The arrival of hundreds of thousands of migrants from the new member states was also an issue.

It was especially acute for those who believe many of these people are coming to the UK to avail of social welfare entitlements rather than work. This has led to disturbing levels of bigotry in in the wake of the vote.

This country, mostly due to our own history of emigration, has never been faced with a national debate on migration of any substance and hopefully it stays that way.

However, if, as the Government suspects, British-based migrants begin to arrive in Ireland on the back of Brexit and we remain a net contributor, things could change.

Apart from the extreme left most Irish political parties look favourably on the EU. Even Sinn Fein, which has a long history of opposing EU treaties, decided in recent times Brussels is a force of good, albeit in need of reform. However, politicians with their backs to the wall need scapegoats and what better to blame than an organisation based in another country run by faceless bureaucrats.

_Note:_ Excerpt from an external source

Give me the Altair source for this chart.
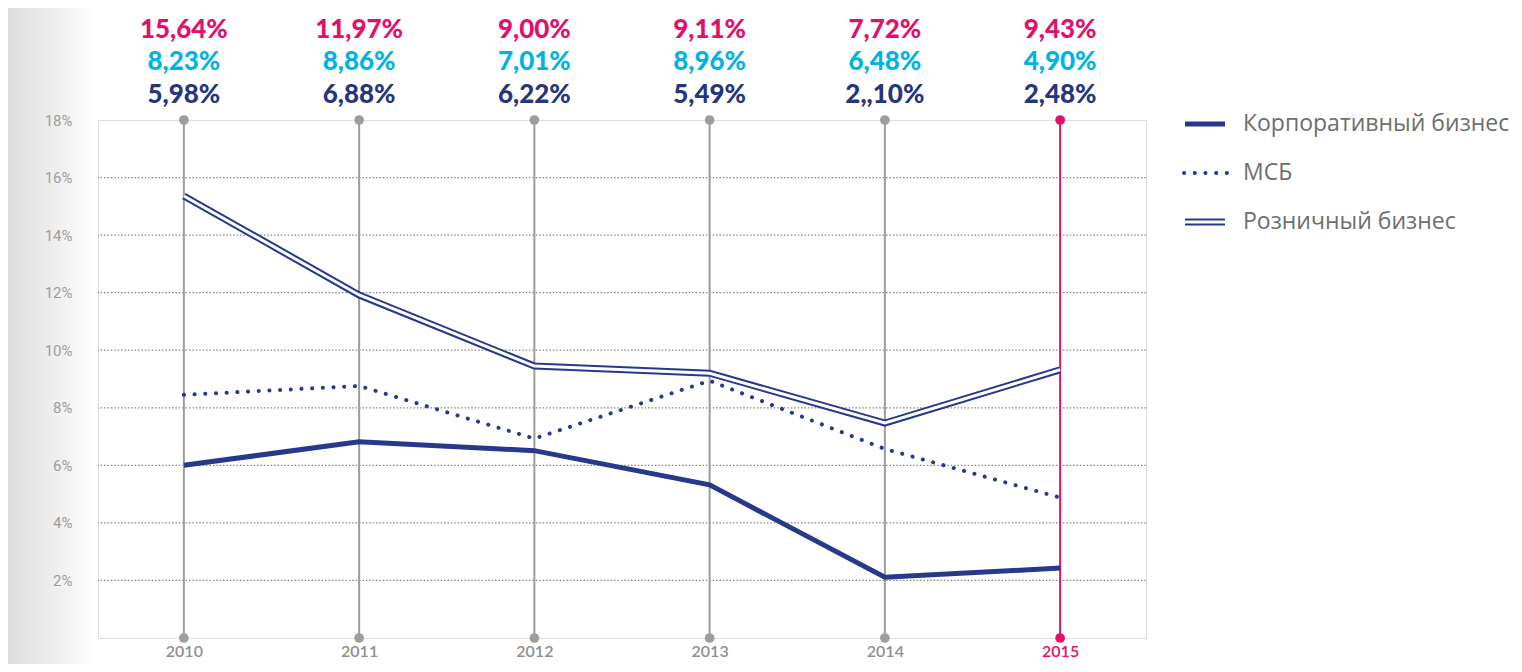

In Britain, they love to point their fingers at the Eurocrats who stuff their pockets with hard-working taxpayers' money only to force nonsensical rules and regulations on the Continent's citizens.

In many ways, this is why UK prime minister David Cameron should not be surprised at the outcome of the referendum which he campaigned against.

You can't spend decades telling people an organisation is the cause of all their woes and expect them to vote to keep it.

One obsession of English newspapers is the pay and perks of the EU's civil servants. When they are not scaring the public with headlines about 'swarms of migrants' arriving on British shores, the right-leaning press attack the Brussels 'gravy train' enjoyed by around 42,500 permanent employees.

According to the EU Commission, the annual staff budget for the entire Union is €7.1bn.

It's not easy to get on the gravy train. There is an arduous application process, which through aptitude tests and interviews ensures that those who land jobs are of a high standard.

Once your feet are under the desk, the terms and conditions aren't bad. A new recruit can earn around €2,300 a month but a top official earns more than €16,000 a month. They also pay special EU taxes which are lower than what is paid in most member states. There is a repatriation allowance worth 16pc of salary and depending on the circumstance there are separate allowances available to permanent employees for household costs, dependent children, education and pre-school fees.

But does any of this bother us and if it doesn't, should it? The answer is yes.

And now, as we send Kenny once more unto the breach of EU negotiations, we must ensure it is not another begging bowl mission.

This time, the Taoiseach should go to the table in the knowledge that the public expect more from an institution our closest neighbours have branded a failure through a democratic vote.